A Quick Chat with Mets Minor Leaguer LHP Mark Cohoon

Righty for a day?

Listen in for a quick chat I recently had with Mets minor league lefty and 2010 organizational pitcher of the year, Mark Cohoon. Obviously, Cohoon had an outstanding 2010 season; he spent his first half blowing away South Atlantic League hitters to the tune of a 1.30 ERA, including a record three straight shutouts in June. Following the all-star break he was promoted to Binghamton -- skipping Hi-A -- and though he struggled out of the gates, he finished the year with a 1.65 ERA in his final seven starts.

I must say, Cohoon seems like a very bright kid and was one of the better interviews of all the guys I spoke to because it sounds like he really understands the art of pitching. He effectively articulates how he sets up batters, he was extremely comfortable discussing the nuts and bolts of his pitching style and he's even a pitching coach during his offseasons for god's sake! So click the 'Play' button below to hear our chat.

 


Click past the break for the transcript of our chat:

Rob: I wanted to first ask you what was your offseason like?

Cohoon: In the offseason I actually give pitching lessons to young guys anywhere from 8 to 12, in that age range. And when I'm not doing that I'm training and getting ready for the season. That's basically what my offseason consists of.

 

Rob: Looking back to 2010 a little bit, obviously it was a great year for you. You won the Sterling Award as the organizational Pticher of the Year which must have been a huge honor for you...

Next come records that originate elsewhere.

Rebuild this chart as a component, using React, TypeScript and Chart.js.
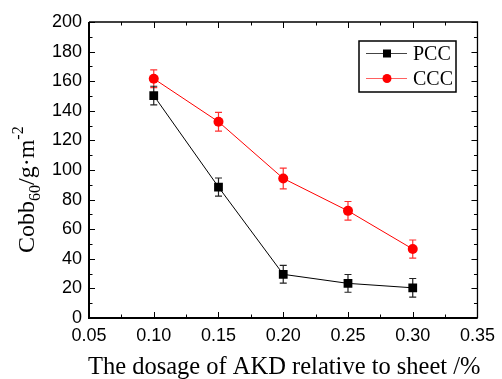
import React, { useEffect, useRef } from "react";
import { Chart, registerables } from "chart.js";

Chart.register(...registerables);

const dosages = [0.1, 0.15, 0.2, 0.25, 0.3];
const pccValues = [150.3, 88.5, 29.5, 23.4, 20.4];
const pccErrors = [6.3, 6.1, 6.0, 6.0, 6.3];
const cccValues = [161.7, 132.6, 94.3, 72.4, 46.6];
const cccErrors = [6.0, 6.3, 7.0, 6.3, 6.1];
const seriesNames = ["PCC", "CCC"];
const xTitle = "The dosage of AKD relative to sheet /%";

const SERIF = "'Liberation Serif', 'Times New Roman', serif";
const SANS = "'Liberation Sans', Arial, sans-serif";

const framePlugin = {
  id: "framePlugin",
  beforeDatasetsDraw(chart: any) {
    const { ctx } = chart;
    const xs = chart.scales.x;
    const ys = chart.scales.y;
    ctx.save();
    const drawErr = (vals: number[], errs: number[], color: string) => {
      ctx.strokeStyle = color;
      ctx.lineWidth = 1.2;
      vals.forEach((v, i) => {
        const px = xs.getPixelForValue(dosages[i]);
        const pt = ys.getPixelForValue(v + errs[i]);
        const pb = ys.getPixelForValue(v - errs[i]);
        ctx.beginPath();
        ctx.moveTo(px, pt);
        ctx.lineTo(px, pb);
        ctx.moveTo(px - 3.5, pt);
        ctx.lineTo(px + 3.5, pt);
        ctx.moveTo(px - 3.5, pb);
        ctx.lineTo(px + 3.5, pb);
        ctx.stroke();
      });
    };
    drawErr(cccValues, cccErrors, "#ff3030");
    drawErr(pccValues, pccErrors, "#222222");
    ctx.restore();
  },
  afterDraw(chart: any) {
    const { ctx, chartArea } = chart;
    const { left, right, top, bottom } = chartArea;
    const xs = chart.scales.x;
    const ys = chart.scales.y;
    ctx.save();
    ctx.strokeStyle = "#000";
    ctx.lineWidth = 1.3;
    ctx.beginPath();
    ctx.moveTo(left, top);
    ctx.lineTo(right, top);
    ctx.lineTo(right, bottom);
    ctx.stroke();
    ctx.lineWidth = 2;
    ctx.beginPath();
    ctx.moveTo(left, top);
    ctx.lineTo(left, bottom);
    ctx.lineTo(right, bottom);
    ctx.stroke();
    ctx.lineWidth = 1;
    ctx.beginPath();
    for (let k = 0; k <= 12; k++) {
      const v = 0.05 + k * 0.025;
      const px = Math.round(xs.getPixelForValue(v)) + 0.5;
      const len = k % 2 === 0 ? 6 : 3.5;
      ctx.moveTo(px, bottom);
      ctx.lineTo(px, bottom - len);
      ctx.moveTo(px, top);
      ctx.lineTo(px, top + len);
    }
    for (let k = 0; k <= 20; k++) {
      const v = k * 10;
      const py = Math.round(ys.getPixelForValue(v)) + 0.5;
      const len = k % 2 === 0 ? 6 : 3.5;
      ctx.moveTo(left, py);
      ctx.lineTo(left + len, py);
      ctx.moveTo(right, py);
      ctx.lineTo(right - len, py);
    }
    ctx.stroke();

    ctx.fillStyle = "#000";
    ctx.font = `24.5px ${SERIF}`;
    ctx.textAlign = "center";
    ctx.textBaseline = "alphabetic";
    ctx.fillText(xTitle, (left + right) / 2 + 1, 374);

    ctx.save();
    ctx.translate(34, 253);
    ctx.rotate(-Math.PI / 2);
    ctx.textAlign = "left";
    let cx = 0;
    const big = `24px ${SERIF}`;
    const small = `16px ${SERIF}`;
    const parts: [string, string, number][] = [
      ["Cobb", big, 0],
      ["60", small, 6],
      ["/g\u00b7m", big, 0],
      ["-2", small, -11],
    ];
    for (const [t, f, dy] of parts) {
      ctx.font = f;
      ctx.fillText(t, cx, dy);
      cx += ctx.measureText(t).width;
    }
    ctx.restore();

    const lx = 359, ly = 41, lw = 97, lh = 51;
    ctx.lineWidth = 1.5;
    ctx.strokeStyle = "#000";
    ctx.strokeRect(lx, ly, lw, lh);
    const rows = [
      { name: seriesNames[0], y: 53.5, line: "#444", fill: "#000", shape: "rect" },
      { name: seriesNames[1], y: 78.5, line: "#ff6060", fill: "#ff0000", shape: "circle" },
    ];
    ctx.font = `20px ${SERIF}`;
    ctx.textAlign = "left";
    ctx.textBaseline = "middle";
    for (const r of rows) {
      ctx.strokeStyle = r.line;
      ctx.lineWidth = 1;
      ctx.beginPath();
      ctx.moveTo(366, r.y);
      ctx.lineTo(407, r.y);
      ctx.stroke();
      ctx.fillStyle = r.fill;
      if (r.shape === "rect") {
        ctx.fillRect(383, r.y - 4, 8, 8);
      } else {
        ctx.beginPath();
        ctx.arc(387, r.y, 4.5, 0, Math.PI * 2);
        ctx.fill();
      }
      ctx.fillStyle = "#000";
      ctx.fillText(r.name, 413, r.y + 1);
    }
    ctx.restore();
  },
};

export default function App() {
  const ref = useRef<HTMLCanvasElement | null>(null);
  useEffect(() => {
    document.body.style.margin = "0";
    const canvas = ref.current;
    if (!canvas) return;
    const chart = new Chart(canvas, {
      type: "line",
      data: {
        datasets: [
          {
            label: seriesNames[0],
            data: dosages.map((x, i) => ({ x, y: pccValues[i] })),
            borderColor: "#000",
            backgroundColor: "#000",
            borderWidth: 1,
            pointStyle: "rect",
            pointRadius: 6.2,
            pointBorderWidth: 0,
            tension: 0,
          },
          {
            label: seriesNames[1],
            data: dosages.map((x, i) => ({ x, y: cccValues[i] })),
            borderColor: "#ff0000",
            backgroundColor: "#ff0000",
            borderWidth: 1,
            pointStyle: "circle",
            pointRadius: 5,
            pointBorderWidth: 0,
            tension: 0,
          },
        ],
      },
      plugins: [framePlugin],
      options: {
        responsive: false,
        animation: false,
        layout: { padding: { left: 0, right: 20, top: 22, bottom: 0 } },
        plugins: { legend: { display: false }, tooltip: { enabled: false } },
        scales: {
          x: {
            type: "linear",
            min: 0.05,
            max: 0.35,
            grid: { display: false, drawTicks: false },
            border: { display: false },
            ticks: {
              stepSize: 0.05,
              padding: 7,
              color: "#000",
              font: { family: SANS, size: 18 },
              callback: (v: any) => Number(v).toFixed(2),
              maxRotation: 0,
              autoSkip: false,
            },
            afterFit: (s: any) => {
              s.height = 61;
            },
          },
          y: {
            type: "linear",
            min: 0,
            max: 200,
            grid: { display: false, drawTicks: false },
            border: { display: false },
            ticks: {
              stepSize: 20,
              padding: 7,
              color: "#000",
              font: { family: SANS, size: 18 },
            },
            afterFit: (s: any) => {
              s.width = 89;
            },
          },
        },
      },
    } as any);
    return () => chart.destroy();
  }, []);
  return (
    <div style={{ width: 502, height: 379 }}>
      <canvas ref={ref} width={502} height={379} style={{ display: "block" }} />
    </div>
  );
}
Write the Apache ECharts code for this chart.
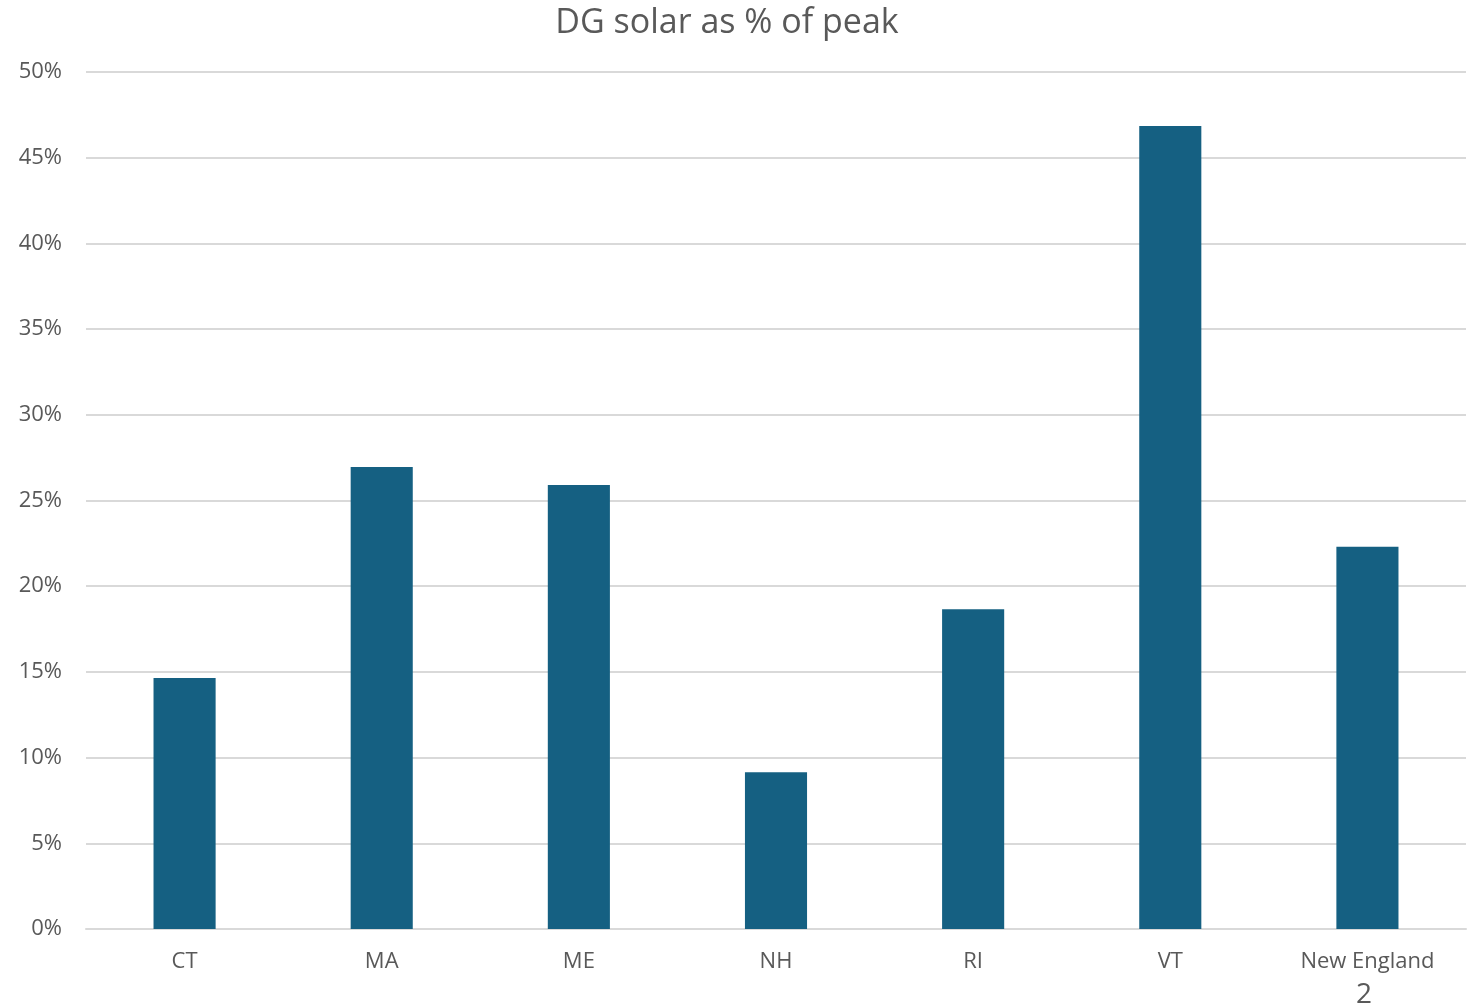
<!DOCTYPE html>
<html>
<head>
<meta charset="utf-8">
<script src="https://cdn.jsdelivr.net/npm/echarts@6/dist/echarts.min.js"></script>
<style>
  html, body { margin: 0; padding: 0; background: #fff; }
  #chart { width: 1476px; height: 1007px; }
</style>
</head>
<body>
<div id="chart"></div>
<script>
// Distributed-generation solar capacity as a share of peak load, by state
const states = ['CT', 'MA', 'ME', 'NH', 'RI', 'VT', 'New England'];
const dgSolarPct = [14.65, 26.95, 25.9, 9.15, 18.65, 46.85, 22.3];
const yTicks = { min: 0, max: 50, interval: 5 };
const pageNumber = '2';

const FONT = '"Open Sans", "Noto Sans", sans-serif';
const TEXT = '#595959';

const chart = echarts.init(document.getElementById('chart'), null, { renderer: 'canvas' });
chart.setOption({
  animation: false,
  backgroundColor: '#ffffff',
  title: {
    text: 'DG solar as % of peak',
    left: 722,
    textAlign: 'center',
    top: 1,
    textStyle: { color: TEXT, fontFamily: FONT, fontSize: 34, fontWeight: 'normal' }
  },
  grid: { left: 86, right: 10, top: 72, bottom: 78, containLabel: false },
  xAxis: {
    type: 'category',
    data: states,
    axisLine: { show: true, lineStyle: { color: '#d9d9d9', width: 2 } },
    axisTick: { show: false },
    axisLabel: { color: TEXT, fontFamily: FONT, fontSize: 22, margin: 22 }
  },
  yAxis: {
    type: 'value',
    min: yTicks.min,
    max: yTicks.max,
    interval: yTicks.interval,
    axisLine: { show: false },
    axisTick: { show: false },
    splitLine: { lineStyle: { color: '#d9d9d9', width: 2 } },
    axisLabel: {
      color: TEXT, fontFamily: FONT, fontSize: 22, margin: 24,
      formatter: v => v + '%'
    }
  },
  series: [{
    type: 'bar',
    data: dgSolarPct,
    barWidth: '31.5%',
    itemStyle: { color: '#156082' }
  }],
  graphic: [{
    type: 'text',
    x: 1364,
    y: 995,
    style: {
      text: pageNumber, fill: TEXT, font: '28px ' + FONT,
      textAlign: 'center', textVerticalAlign: 'middle'
    }
  }]
});
</script>
</body>
</html>
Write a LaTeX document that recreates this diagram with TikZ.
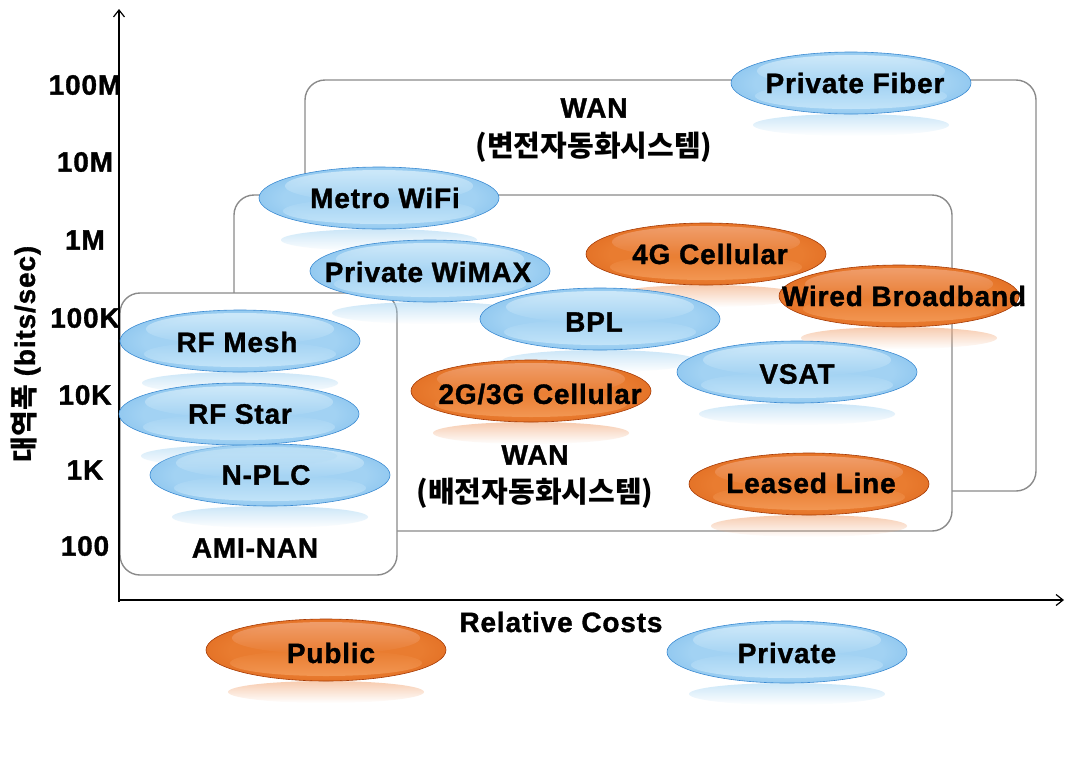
\documentclass[tikz,border=0pt]{standalone}
\usepackage{fontspec}
\setmainfont{Liberation Sans}[LetterSpace=3, BoldFeatures={FakeBold=1.2}]
\newfontfamily\kor{Noto Sans CJK KR}
\usetikzlibrary{fadings,arrows.meta}
\definecolor{brim}{HTML}{3A8AD2}
\definecolor{bmid}{HTML}{6CB2E8}
\definecolor{bin}{HTML}{A2D2F3}
\definecolor{bhi}{HTML}{DDF1FC}
\definecolor{blow}{HTML}{CBE9FB}
\definecolor{brefl}{HTML}{A9D6F3}
\definecolor{orim}{HTML}{A63A04}
\definecolor{omid}{HTML}{D85C12}
\definecolor{oin}{HTML}{E97C30}
\definecolor{ohi}{HTML}{F3AA80}
\definecolor{olow}{HTML}{F59E5C}
\definecolor{orefl}{HTML}{F2A878}
\definecolor{boxgray}{HTML}{8A8A8A}
\pgfdeclareradialshading{bgloss}{\pgfpoint{0bp}{0bp}}{color(0bp)=(bin); color(20bp)=(bin); color(38bp)=(bmid); color(50bp)=(brim)}
\pgfdeclareradialshading{ogloss}{\pgfpoint{0bp}{0bp}}{color(0bp)=(oin); color(20bp)=(oin); color(38bp)=(omid); color(50bp)=(orim)}
\tikzfading[name=fadedown, top color=transparent!0, bottom color=transparent!100]
\tikzfading[name=fadeup, top color=transparent!100, bottom color=transparent!0]
\tikzset{
  lab/.style={font=\bfseries\fontsize{28}{32}\selectfont, text=black, inner sep=0pt},
  klab/.style={font=\kor\bfseries\fontsize{29}{32}\selectfont, text=black, inner sep=0pt},
  boxst/.style={draw=boxgray, line width=1.4pt, rounded corners=20pt},
  axis/.style={draw=black, line width=1.6pt, -{Straight Barb[length=7pt,width=11pt,line width=1.2pt]}},
}
\newcommand\gl[7]{% name, x, y, b/o, text, text dx, text dy
  \fill[#4refl, opacity=.6, path fading=fadedown] (#2,#3+42) ellipse (98 and 11);
  \shade[shading=#4gloss, draw=#4rim, line width=0.6pt] (#2,#3) ellipse (120 and 31);
  \fill[#4low, opacity=.8, path fading=fadeup] (#2,#3+13) ellipse (96 and 13);
  \fill[#4hi, opacity=.75, path fading=fadedown] (#2,#3-12) ellipse (94 and 16);
  \node[lab] (#1) at (#2+#6,#3+#7) {#5};
}
\begin{document}
\begin{tikzpicture}[x=1pt,y=-1pt]
\useasboundingbox (0,0) rectangle (1074,764);
% boxes
\draw[boxst] (305,80) rectangle (1036,491);
\draw[boxst, fill=white] (234,195) rectangle (952,531);
\draw[boxst, fill=white] (120,293) rectangle (397,575);
% axes
\coordinate (O) at (119,602);
\coordinate (ytop) at (119,9);
\coordinate (xo) at (119,600);
\coordinate (xend) at (1064,600);
\draw[axis] (O) -- (ytop);
\draw[axis] (xo) -- (xend);
% tick labels
\node[lab] (t1) at (85,85) {100M};
\node[lab] (t2) at (85,162) {10M};
\node[lab] (t3) at (85,240) {1M};
\node[lab] (t4) at (85,318) {100K};
\node[lab] (t5) at (85,395) {10K};
\node[lab] (t6) at (85,470) {1K};
\node[lab] (t7) at (85,546) {100};
\node[lab, rotate=90] (ylab) at (26,354) {{\kor\bfseries 대역폭} (bits/sec)};
\node[lab] (xlab) at (561,622) {Relative Costs};
% region labels
\node[lab] (wan1) at (594,108) {WAN};
\node[klab] (wan1k) at (594,147) {(변전자동화시스템)};
\node[lab] (wan2) at (535,455) {WAN};
\node[klab] (wan2k) at (535,493) {(배전자동화시스템)};
\node[lab] (ami) at (255,548) {AMI-NAN};
% glossy ellipses
\gl{pf}{851}{83}{b}{Private Fiber}{4}{0}
\gl{mw}{379}{198}{b}{Metro WiFi}{6}{0}
\gl{pw}{430}{271}{b}{Private WiMAX}{-2}{1}
\gl{g4}{706}{254}{o}{4G Cellular}{4}{0}
\gl{wb}{899}{296}{o}{Wired Broadband}{5}{0}
\gl{bpl}{600}{319}{b}{BPL}{-6}{3}
\gl{vsat}{797}{372}{b}{VSAT}{0}{2}
\gl{rfm}{240}{341}{b}{RF Mesh}{-3}{1}
\gl{npl}{270}{475}{b}{N-PLC}{-4}{0}
\gl{rfs}{239}{414}{b}{RF Star}{1}{0}
\gl{g23}{531}{391}{o}{2G/3G Cellular}{9}{3}
\gl{ll}{809}{484}{o}{Leased Line}{2}{-1}
\gl{pub}{326}{650}{o}{Public}{5}{3}
\gl{prv}{787}{652}{b}{Private}{0}{1}
\end{tikzpicture}
\end{document}
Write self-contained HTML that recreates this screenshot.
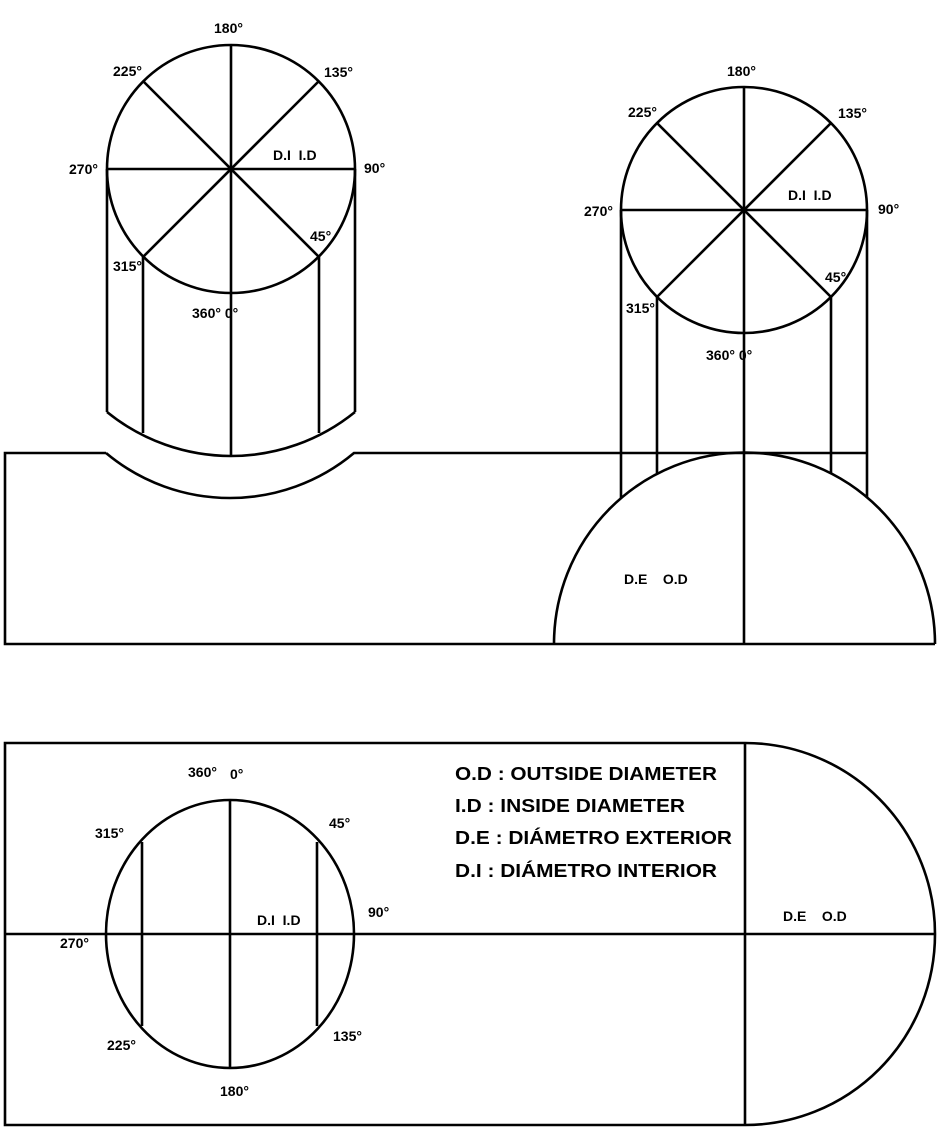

Cohoon: Yeah, it was. It was a good note to end on and hopefully I can continue what I started last year tith that award, knowing that I'm only going to have to work twice as hard this year in order to even get close to the performance I had last year. And at a higher level...competition gets stiffer as it gets higher.

 

Rob: Now going into that a little bit you started your year in Savannah, obviously you were dominant down there; I think you ended your run with three straight shutouts. And then you made the jump up to Binghamton. Was that a difficult jump to make what with the different levels of hitters and that sort of thing?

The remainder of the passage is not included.